Home > Science/Astronomy > Scientists Find New Primitive Mineral in Meteorite

Scientists Find New Primitive Mineral in Meteorite

ScienceDaily (June 26, 2012) — In 1969, an exploding fireball tore through the sky over Mexico, scattering thousands of pieces of meteorite across the state of Chihuahua. More than 40 years later, the Allende meteorite is still serving the scientific community as a rich source of information about the early stages of our solar system’s evolution. Recently, scientists from the California Institute of Technology (Caltech) discovered a new mineral embedded in the space rock — one they believe to be among the oldest minerals formed in the solar system.

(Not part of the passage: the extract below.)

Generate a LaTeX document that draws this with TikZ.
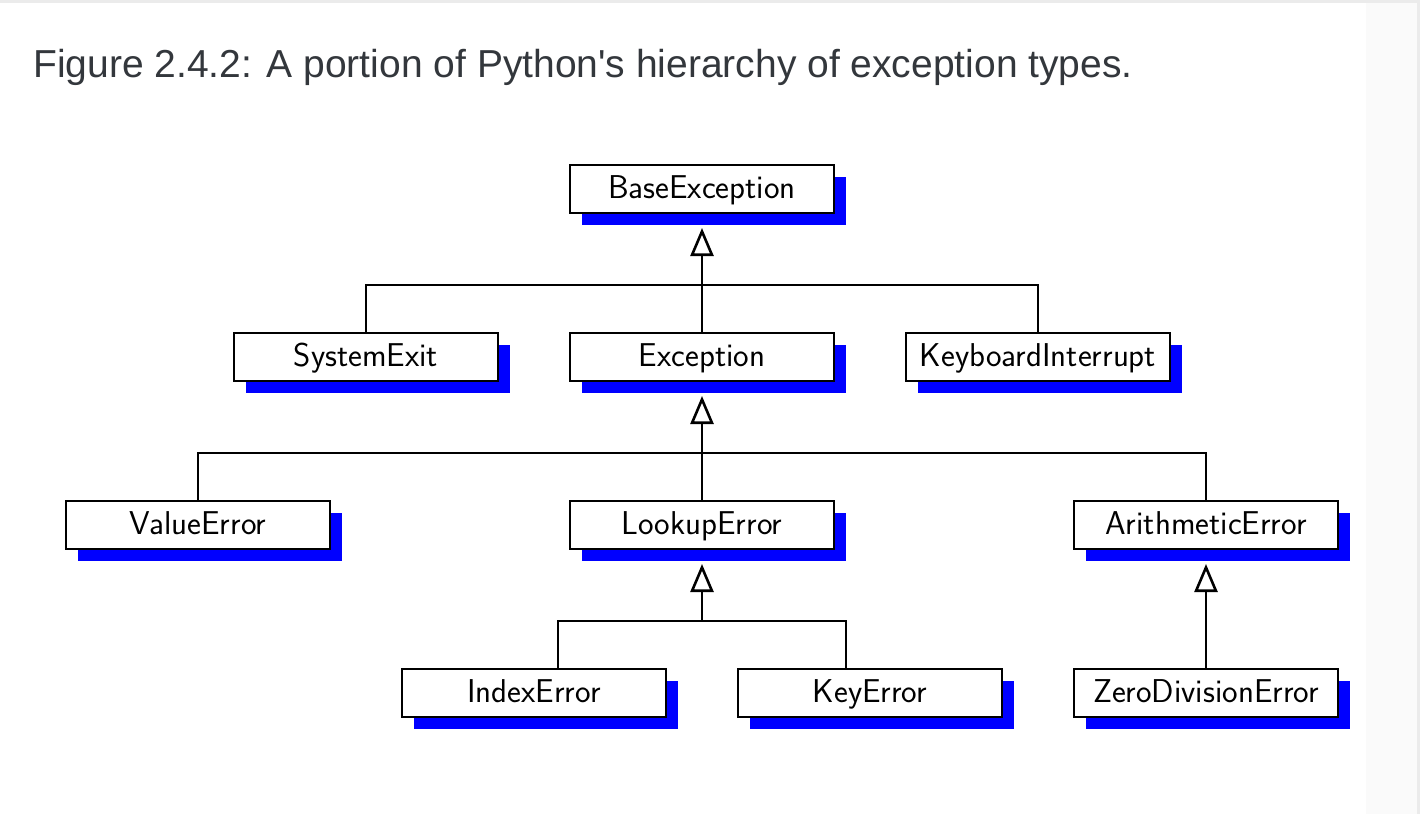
\documentclass[tikz,border=0pt]{standalone}
\usepackage{fontspec}
\setmainfont{Liberation Sans}
\newfontfamily\capfont{Liberation Sans}[Ligatures=TeXOff]
\usetikzlibrary{arrows.meta,shadows}
\definecolor{captiongray}{HTML}{33373C}
\definecolor{edgegray}{HTML}{EBEBEB}
\definecolor{stripgray}{HTML}{FAFAFA}
\begin{document}
\begin{tikzpicture}[x=0.5pt,y=-0.5pt,
  cls/.style={draw=black, line width=1.3pt, fill=white, rectangle,
    minimum width=132pt, minimum height=24pt, inner sep=0pt,
    text height=12pt, text depth=3pt,
    font=\sffamily\fontsize{16.5}{19}\selectfont,
    general shadow={fill=blue, shadow xshift=6pt, shadow yshift=-6pt}},
  conn/.style={draw=black, line width=1.3pt},
  inh/.style={conn, -{Triangle[open, length=14pt, width=11.5pt, line width=1.3pt]}}]
\useasboundingbox (0,0) rectangle (1420,814);
\fill[white] (0,0) rectangle (1420,814);
\fill[stripgray] (1366,0) rectangle (1420,814);
\fill[edgegray] (0,0) rectangle (1420,3);
\fill[edgegray] (1417,0) rectangle (1420,814);
\node[anchor=base west, inner sep=0pt, text=captiongray,
  font=\capfont\fontsize{19.5}{22}\selectfont] (cap) at (33,77)
  {Figure 2.4.2: A portion of Python's hierarchy of exception types.};
% classes
\node[cls] (base) at (702,189) {BaseException};
\node[cls] (sys) at (366,357) {SystemExit};
\node[cls] (exc) at (702,357) {Exception};
\node[cls] (kbd) at (1038,357) {KeyboardInterrupt};
\node[cls] (val) at (198,525) {ValueError};
\node[cls] (look) at (702,525) {LookupError};
\node[cls] (arith) at (1206,525) {ArithmeticError};
\node[cls] (idx) at (534,693) {IndexError};
\node[cls] (key) at (870,693) {KeyError};
\node[cls] (zero) at (1206,693) {ZeroDivisionError};
% arrow tips and buses
\coordinate (tBase) at (702,228);
\coordinate (tExc) at (702,396);
\coordinate (tLook) at (702,564);
\coordinate (tArith) at (1206,564);
\coordinate (b1) at (702,285);
\coordinate (b2) at (702,453);
\coordinate (b3) at (702,621);
\coordinate (idxTop) at (558,669);
\coordinate (keyTop) at (846,669);
% connectors
\draw[inh] (b1) -- (tBase);
\draw[conn] (sys.north) |- (b1) -| (kbd.north);
\draw[conn] (exc.north) -- (b1);
\draw[inh] (b2) -- (tExc);
\draw[conn] (val.north) |- (b2) -| (arith.north);
\draw[conn] (look.north) -- (b2);
\draw[inh] (b3) -- (tLook);
\draw[conn] (idxTop) |- (b3) -| (keyTop);
\draw[inh] (zero.north) -- (tArith);
\end{tikzpicture}
\end{document}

Panguite is embedded in a piece of the Allende meteorite. (Credit: Chi Ma / Caltech)
 

Dubbed panguite, the new titanium oxide is named after Pan Gu, the giant from ancient Chinese mythology who established the world by separating yin from yang to create the earth and the sky. The mineral and the mineral name have been approved by the International Mineralogical Association’s Commission on New Minerals, Nomenclature and Classification. A paper outlining the discovery and the properties of this new mineral will be published in the July issue of the journal American Mineralogist, and is available online now.

“Panguite is an especially exciting discovery since it is not only a new mineral, but also a material previously unknown to science,” says Chi Ma, a senior scientist and director of the Geological and Planetary Sciences division’s Analytical Facility at Caltech and corresponding author on the paper.